(Figure scripts)
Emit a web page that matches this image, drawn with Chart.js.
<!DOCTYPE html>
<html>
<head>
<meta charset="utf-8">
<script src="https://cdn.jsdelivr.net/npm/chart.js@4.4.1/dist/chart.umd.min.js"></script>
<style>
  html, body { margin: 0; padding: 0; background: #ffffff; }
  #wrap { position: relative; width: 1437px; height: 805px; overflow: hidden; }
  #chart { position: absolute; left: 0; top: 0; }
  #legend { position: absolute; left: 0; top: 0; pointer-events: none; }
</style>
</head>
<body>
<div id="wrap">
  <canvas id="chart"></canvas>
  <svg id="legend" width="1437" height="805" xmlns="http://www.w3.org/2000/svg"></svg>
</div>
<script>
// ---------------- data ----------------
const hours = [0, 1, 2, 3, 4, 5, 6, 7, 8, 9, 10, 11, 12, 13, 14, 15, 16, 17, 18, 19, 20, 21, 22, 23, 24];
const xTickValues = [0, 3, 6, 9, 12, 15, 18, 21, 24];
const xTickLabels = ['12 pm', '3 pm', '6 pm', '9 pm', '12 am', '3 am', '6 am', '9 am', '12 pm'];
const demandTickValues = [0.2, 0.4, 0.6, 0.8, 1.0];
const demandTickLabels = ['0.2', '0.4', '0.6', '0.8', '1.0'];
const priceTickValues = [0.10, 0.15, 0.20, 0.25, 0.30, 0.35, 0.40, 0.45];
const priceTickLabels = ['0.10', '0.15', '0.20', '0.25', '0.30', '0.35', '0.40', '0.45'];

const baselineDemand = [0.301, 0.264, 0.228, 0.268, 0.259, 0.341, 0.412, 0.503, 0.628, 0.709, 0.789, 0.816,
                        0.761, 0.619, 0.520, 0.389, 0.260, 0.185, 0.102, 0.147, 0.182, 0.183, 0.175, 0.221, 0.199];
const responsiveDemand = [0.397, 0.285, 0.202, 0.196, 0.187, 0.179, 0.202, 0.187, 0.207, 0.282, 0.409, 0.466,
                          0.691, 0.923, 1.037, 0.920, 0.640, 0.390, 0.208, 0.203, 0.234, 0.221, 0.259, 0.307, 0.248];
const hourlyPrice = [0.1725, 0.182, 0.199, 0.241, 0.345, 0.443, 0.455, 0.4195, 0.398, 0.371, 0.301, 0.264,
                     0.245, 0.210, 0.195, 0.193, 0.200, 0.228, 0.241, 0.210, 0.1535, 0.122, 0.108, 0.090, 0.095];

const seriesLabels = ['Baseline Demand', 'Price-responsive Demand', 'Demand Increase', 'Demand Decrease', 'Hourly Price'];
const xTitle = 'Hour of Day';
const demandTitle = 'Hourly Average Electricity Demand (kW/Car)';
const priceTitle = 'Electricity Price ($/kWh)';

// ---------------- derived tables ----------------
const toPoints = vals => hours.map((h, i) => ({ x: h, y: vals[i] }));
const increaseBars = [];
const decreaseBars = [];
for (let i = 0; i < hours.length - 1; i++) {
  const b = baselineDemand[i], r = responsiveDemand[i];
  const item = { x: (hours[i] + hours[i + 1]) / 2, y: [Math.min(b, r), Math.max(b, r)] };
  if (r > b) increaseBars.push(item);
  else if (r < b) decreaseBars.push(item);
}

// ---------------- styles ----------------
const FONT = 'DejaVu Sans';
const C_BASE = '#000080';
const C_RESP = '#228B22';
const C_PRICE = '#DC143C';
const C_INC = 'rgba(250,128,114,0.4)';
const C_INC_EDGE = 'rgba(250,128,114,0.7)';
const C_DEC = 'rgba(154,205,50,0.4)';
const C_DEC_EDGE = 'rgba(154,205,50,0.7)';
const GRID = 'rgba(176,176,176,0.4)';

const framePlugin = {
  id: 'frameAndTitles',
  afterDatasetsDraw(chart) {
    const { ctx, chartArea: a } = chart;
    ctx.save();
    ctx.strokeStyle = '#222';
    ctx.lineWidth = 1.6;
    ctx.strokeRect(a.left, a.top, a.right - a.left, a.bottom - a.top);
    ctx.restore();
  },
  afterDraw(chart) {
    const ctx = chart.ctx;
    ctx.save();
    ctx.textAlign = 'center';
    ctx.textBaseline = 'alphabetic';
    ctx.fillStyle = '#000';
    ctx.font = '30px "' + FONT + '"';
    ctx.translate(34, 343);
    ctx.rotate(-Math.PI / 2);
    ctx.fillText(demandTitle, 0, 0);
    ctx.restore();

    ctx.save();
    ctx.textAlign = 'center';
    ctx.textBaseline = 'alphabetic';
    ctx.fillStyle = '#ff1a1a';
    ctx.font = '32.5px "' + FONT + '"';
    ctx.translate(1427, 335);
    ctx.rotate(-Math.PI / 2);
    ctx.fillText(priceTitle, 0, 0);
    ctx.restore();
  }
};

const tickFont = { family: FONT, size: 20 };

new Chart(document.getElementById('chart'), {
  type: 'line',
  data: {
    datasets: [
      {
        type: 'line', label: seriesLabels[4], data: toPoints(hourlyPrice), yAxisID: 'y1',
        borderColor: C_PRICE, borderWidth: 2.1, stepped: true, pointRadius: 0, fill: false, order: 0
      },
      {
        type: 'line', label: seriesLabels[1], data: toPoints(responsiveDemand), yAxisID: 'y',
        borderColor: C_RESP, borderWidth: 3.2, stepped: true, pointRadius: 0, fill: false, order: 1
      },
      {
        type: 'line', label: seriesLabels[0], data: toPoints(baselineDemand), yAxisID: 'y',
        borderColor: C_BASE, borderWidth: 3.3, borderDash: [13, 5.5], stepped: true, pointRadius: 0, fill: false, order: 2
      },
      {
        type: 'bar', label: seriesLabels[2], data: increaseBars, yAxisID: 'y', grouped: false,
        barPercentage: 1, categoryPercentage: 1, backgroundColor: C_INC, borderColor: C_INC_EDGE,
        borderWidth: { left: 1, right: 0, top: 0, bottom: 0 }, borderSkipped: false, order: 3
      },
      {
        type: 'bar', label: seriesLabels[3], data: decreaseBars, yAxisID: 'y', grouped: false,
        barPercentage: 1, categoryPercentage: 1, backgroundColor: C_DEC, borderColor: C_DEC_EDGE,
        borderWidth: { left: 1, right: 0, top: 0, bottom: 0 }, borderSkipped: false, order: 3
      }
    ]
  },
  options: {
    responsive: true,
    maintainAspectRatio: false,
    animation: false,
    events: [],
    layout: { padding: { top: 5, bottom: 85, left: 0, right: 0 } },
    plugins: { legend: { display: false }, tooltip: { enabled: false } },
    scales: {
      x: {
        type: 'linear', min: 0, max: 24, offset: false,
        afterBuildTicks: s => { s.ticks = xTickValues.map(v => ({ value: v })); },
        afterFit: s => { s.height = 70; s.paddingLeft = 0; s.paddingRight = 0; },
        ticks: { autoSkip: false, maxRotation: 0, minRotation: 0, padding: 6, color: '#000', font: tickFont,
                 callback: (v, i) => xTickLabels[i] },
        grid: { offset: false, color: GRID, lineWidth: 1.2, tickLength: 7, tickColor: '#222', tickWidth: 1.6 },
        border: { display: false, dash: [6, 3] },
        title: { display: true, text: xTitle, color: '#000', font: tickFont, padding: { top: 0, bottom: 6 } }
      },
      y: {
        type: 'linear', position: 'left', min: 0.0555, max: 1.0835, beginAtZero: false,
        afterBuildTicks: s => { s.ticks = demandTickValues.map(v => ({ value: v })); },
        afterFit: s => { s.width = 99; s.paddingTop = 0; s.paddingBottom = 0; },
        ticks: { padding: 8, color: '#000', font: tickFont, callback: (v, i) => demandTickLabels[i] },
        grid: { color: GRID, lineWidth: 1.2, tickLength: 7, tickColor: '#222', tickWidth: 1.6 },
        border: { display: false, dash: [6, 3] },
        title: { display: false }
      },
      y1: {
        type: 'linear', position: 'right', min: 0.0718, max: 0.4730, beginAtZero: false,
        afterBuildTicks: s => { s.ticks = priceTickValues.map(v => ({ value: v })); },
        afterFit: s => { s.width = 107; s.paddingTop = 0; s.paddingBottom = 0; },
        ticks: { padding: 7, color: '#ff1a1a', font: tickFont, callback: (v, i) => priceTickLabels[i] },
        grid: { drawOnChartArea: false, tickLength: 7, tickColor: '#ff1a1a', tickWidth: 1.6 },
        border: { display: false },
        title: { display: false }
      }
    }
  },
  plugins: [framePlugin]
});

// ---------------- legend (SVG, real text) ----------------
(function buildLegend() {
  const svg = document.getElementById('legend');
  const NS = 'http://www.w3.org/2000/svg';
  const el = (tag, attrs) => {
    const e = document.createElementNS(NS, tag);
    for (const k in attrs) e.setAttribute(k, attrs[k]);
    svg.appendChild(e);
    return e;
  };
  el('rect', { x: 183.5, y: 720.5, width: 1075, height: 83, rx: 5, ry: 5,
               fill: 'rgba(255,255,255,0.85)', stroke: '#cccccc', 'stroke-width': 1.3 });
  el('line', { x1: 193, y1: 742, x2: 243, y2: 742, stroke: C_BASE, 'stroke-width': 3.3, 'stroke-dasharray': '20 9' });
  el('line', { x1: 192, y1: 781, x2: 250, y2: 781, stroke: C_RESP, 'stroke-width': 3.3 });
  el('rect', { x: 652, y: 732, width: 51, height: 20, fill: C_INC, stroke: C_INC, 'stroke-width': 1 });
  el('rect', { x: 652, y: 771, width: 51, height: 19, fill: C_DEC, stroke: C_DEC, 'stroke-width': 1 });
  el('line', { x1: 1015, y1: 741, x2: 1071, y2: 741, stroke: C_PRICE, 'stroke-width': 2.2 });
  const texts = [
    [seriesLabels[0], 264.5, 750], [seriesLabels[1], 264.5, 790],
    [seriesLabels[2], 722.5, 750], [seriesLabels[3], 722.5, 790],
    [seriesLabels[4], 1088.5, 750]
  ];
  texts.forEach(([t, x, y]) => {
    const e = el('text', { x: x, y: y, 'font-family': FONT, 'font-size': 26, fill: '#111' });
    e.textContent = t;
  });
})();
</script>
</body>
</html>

...

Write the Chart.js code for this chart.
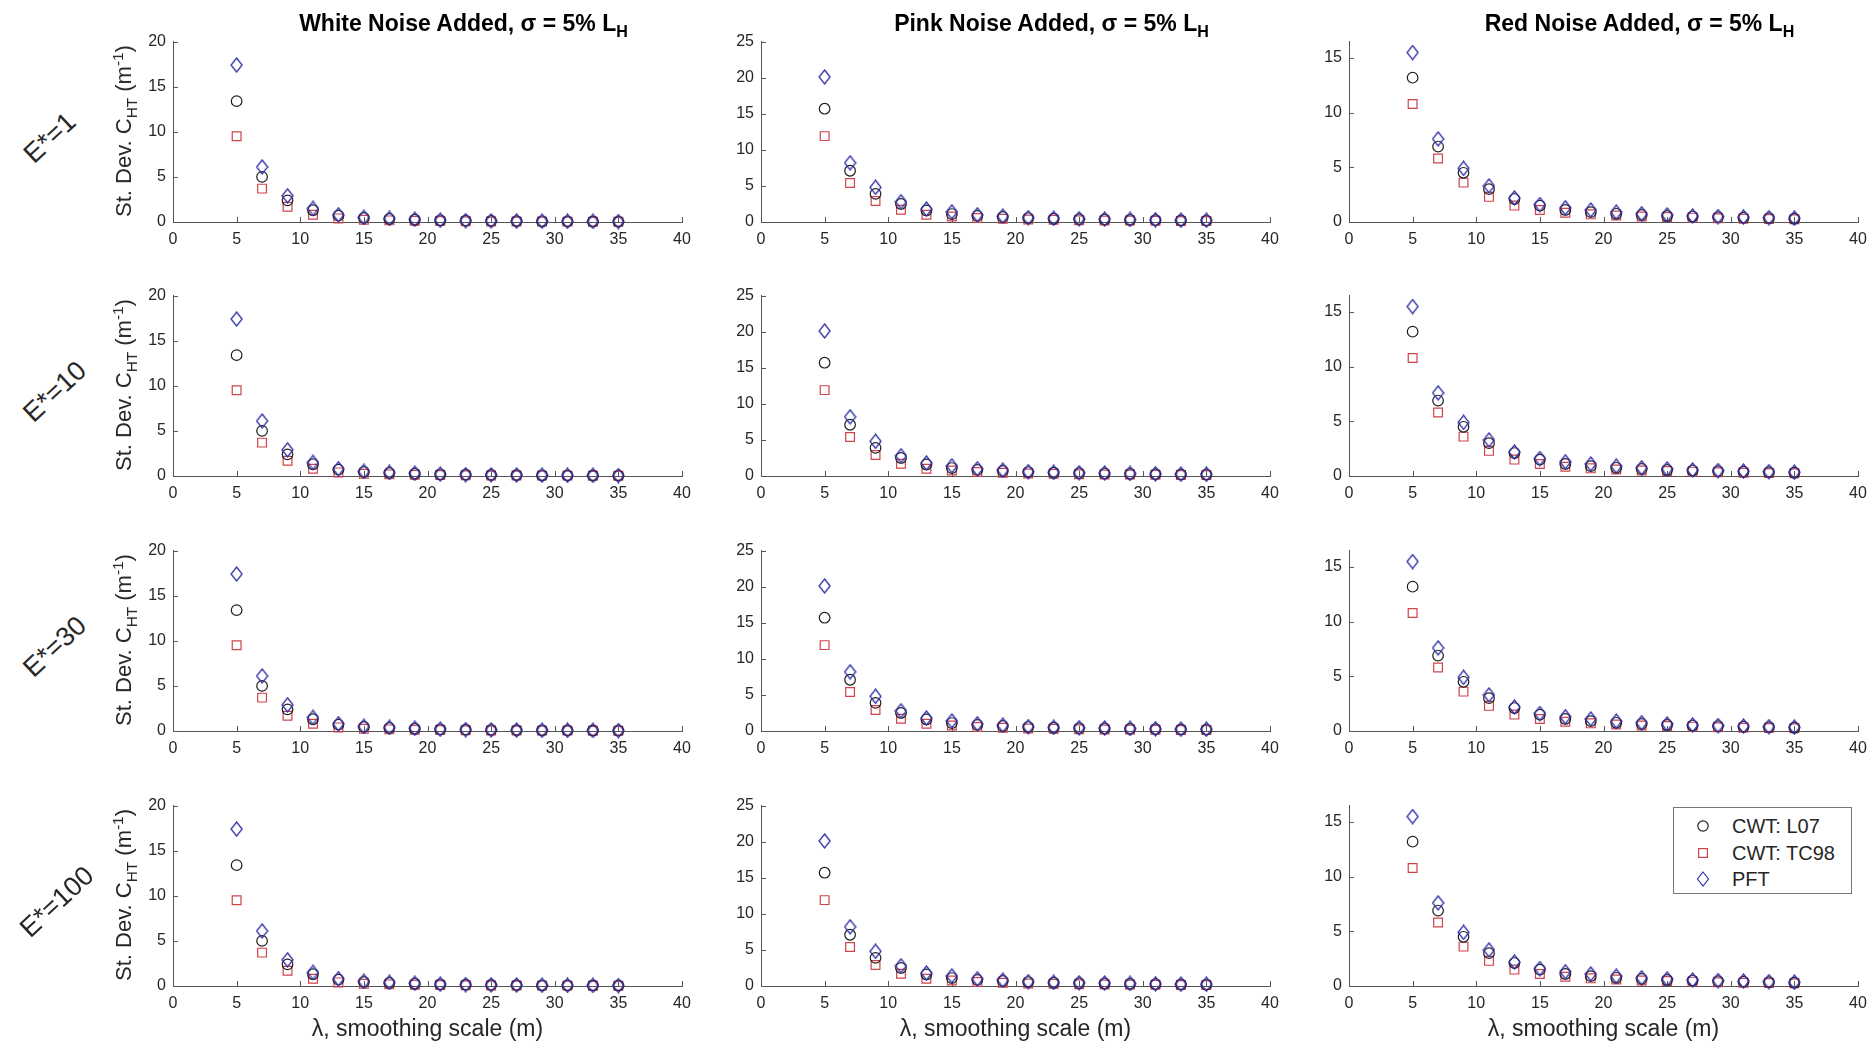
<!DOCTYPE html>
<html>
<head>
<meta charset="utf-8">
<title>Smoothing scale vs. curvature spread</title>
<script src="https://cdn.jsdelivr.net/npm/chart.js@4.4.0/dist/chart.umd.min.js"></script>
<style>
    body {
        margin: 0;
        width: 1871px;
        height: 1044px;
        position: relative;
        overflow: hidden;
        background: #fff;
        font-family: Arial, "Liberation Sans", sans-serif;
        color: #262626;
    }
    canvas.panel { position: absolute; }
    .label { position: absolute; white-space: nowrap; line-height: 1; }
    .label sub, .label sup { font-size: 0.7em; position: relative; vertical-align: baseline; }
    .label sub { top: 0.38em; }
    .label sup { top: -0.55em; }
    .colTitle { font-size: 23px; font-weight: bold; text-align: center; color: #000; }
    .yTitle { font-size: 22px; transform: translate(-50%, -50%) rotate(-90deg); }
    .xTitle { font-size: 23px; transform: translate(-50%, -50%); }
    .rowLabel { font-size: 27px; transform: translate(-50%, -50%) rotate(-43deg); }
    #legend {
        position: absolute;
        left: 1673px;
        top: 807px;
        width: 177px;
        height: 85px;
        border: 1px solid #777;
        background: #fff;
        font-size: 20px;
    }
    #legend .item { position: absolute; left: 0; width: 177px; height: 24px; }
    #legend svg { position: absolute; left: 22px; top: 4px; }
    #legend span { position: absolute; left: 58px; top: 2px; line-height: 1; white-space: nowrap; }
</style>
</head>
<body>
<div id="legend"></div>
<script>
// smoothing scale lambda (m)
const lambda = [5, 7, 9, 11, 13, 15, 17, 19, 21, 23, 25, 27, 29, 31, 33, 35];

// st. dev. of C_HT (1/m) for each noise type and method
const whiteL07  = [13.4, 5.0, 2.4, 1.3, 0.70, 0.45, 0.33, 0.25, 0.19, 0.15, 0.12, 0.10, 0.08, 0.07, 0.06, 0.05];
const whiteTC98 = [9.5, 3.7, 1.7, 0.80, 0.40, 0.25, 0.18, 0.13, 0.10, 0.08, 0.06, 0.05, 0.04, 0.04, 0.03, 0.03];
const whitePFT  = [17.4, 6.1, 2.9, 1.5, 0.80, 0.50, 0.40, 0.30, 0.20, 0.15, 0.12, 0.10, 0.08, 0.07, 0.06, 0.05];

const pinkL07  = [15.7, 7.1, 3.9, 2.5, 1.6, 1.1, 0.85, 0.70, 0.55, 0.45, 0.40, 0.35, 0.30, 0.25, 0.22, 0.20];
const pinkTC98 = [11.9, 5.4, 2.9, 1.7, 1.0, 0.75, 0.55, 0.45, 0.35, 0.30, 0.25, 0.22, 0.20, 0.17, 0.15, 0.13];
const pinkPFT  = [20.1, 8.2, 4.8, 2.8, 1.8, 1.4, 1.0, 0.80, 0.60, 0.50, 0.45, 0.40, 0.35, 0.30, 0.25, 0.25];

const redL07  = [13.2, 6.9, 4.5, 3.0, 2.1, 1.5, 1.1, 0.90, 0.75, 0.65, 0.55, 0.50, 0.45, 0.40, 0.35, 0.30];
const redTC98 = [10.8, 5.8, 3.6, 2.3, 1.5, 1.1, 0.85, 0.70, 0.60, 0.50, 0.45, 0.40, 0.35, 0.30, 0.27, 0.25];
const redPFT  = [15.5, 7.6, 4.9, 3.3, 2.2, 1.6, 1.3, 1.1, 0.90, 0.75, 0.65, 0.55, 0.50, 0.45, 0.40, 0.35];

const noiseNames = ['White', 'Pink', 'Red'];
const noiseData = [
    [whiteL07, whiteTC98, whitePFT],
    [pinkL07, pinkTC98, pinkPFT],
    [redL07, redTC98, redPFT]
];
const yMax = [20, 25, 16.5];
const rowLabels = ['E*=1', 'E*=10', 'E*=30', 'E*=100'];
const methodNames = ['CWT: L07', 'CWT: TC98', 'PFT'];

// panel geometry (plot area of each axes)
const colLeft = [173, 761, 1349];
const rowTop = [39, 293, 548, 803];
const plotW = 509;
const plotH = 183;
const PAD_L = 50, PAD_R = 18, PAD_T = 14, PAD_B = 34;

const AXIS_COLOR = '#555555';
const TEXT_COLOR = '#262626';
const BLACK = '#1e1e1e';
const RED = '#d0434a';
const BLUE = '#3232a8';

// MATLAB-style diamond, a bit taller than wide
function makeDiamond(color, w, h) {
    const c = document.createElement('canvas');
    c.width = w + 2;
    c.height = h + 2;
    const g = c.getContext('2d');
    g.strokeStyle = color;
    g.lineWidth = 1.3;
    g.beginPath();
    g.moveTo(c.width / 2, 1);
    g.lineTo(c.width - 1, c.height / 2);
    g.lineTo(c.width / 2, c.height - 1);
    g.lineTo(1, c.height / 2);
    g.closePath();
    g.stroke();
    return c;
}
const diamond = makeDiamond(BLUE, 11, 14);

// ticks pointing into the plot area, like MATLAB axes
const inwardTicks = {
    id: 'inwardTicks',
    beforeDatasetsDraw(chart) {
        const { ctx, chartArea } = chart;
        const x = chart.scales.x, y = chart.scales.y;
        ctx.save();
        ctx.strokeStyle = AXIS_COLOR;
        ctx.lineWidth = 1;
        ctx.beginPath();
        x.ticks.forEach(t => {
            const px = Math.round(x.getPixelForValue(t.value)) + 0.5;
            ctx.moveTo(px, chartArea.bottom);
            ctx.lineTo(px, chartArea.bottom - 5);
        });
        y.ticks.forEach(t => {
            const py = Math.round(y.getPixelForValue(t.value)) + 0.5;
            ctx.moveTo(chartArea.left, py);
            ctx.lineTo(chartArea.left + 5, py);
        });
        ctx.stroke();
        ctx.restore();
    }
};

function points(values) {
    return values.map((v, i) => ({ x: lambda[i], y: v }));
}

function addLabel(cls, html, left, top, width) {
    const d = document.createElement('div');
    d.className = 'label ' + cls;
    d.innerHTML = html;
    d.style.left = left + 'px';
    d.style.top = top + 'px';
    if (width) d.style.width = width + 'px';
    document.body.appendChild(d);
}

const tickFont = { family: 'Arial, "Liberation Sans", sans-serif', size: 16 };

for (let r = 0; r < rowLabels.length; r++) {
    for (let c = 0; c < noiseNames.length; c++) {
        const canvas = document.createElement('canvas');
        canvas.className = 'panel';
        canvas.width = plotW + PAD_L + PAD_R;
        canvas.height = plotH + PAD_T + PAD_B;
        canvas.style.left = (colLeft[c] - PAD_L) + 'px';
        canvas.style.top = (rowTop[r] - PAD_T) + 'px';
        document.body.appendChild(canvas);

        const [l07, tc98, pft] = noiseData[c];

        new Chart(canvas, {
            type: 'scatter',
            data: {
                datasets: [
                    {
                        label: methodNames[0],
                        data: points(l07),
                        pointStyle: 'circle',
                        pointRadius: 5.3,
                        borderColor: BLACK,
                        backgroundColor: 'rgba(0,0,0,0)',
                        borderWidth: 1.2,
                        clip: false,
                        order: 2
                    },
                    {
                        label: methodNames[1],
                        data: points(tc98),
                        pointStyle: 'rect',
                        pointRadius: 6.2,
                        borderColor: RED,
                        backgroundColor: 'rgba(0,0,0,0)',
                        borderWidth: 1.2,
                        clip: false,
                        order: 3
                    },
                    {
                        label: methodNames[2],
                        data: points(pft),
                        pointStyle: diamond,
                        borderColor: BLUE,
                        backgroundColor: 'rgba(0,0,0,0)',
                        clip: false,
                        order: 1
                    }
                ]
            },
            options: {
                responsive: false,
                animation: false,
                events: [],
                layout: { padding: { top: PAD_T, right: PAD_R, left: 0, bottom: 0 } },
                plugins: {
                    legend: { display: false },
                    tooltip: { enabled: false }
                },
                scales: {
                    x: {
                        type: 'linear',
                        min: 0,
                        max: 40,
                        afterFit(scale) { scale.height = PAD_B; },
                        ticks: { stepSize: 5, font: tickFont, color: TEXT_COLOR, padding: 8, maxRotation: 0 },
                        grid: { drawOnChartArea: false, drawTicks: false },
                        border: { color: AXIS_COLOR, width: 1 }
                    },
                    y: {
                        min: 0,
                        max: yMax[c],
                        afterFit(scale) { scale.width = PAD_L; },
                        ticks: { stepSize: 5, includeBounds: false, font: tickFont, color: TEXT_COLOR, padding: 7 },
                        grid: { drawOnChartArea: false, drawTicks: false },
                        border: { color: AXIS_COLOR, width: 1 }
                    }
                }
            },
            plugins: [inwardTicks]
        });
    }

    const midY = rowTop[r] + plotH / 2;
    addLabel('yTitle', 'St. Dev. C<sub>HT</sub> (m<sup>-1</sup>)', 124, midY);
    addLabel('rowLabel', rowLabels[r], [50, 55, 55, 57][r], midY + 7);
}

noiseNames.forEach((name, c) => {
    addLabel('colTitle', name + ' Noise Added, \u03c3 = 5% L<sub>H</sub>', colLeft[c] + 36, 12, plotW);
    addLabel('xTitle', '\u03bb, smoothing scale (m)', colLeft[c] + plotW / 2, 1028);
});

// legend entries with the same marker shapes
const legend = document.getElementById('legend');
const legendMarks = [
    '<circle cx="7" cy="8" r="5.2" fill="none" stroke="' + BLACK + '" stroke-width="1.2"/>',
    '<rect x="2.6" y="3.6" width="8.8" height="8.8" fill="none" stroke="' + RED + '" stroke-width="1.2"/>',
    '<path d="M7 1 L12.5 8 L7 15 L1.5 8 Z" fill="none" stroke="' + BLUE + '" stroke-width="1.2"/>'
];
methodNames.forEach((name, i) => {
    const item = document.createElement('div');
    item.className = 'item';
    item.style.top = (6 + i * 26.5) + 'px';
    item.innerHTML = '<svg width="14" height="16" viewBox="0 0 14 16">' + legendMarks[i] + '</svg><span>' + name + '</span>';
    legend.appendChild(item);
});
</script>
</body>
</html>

- _Set exercise_
Your task is to collect every line above that contains the word "this".

- _Finished task_
Emit a web page that matches this image, drawn with Chart.js.
Write the Chart.js code for this chart.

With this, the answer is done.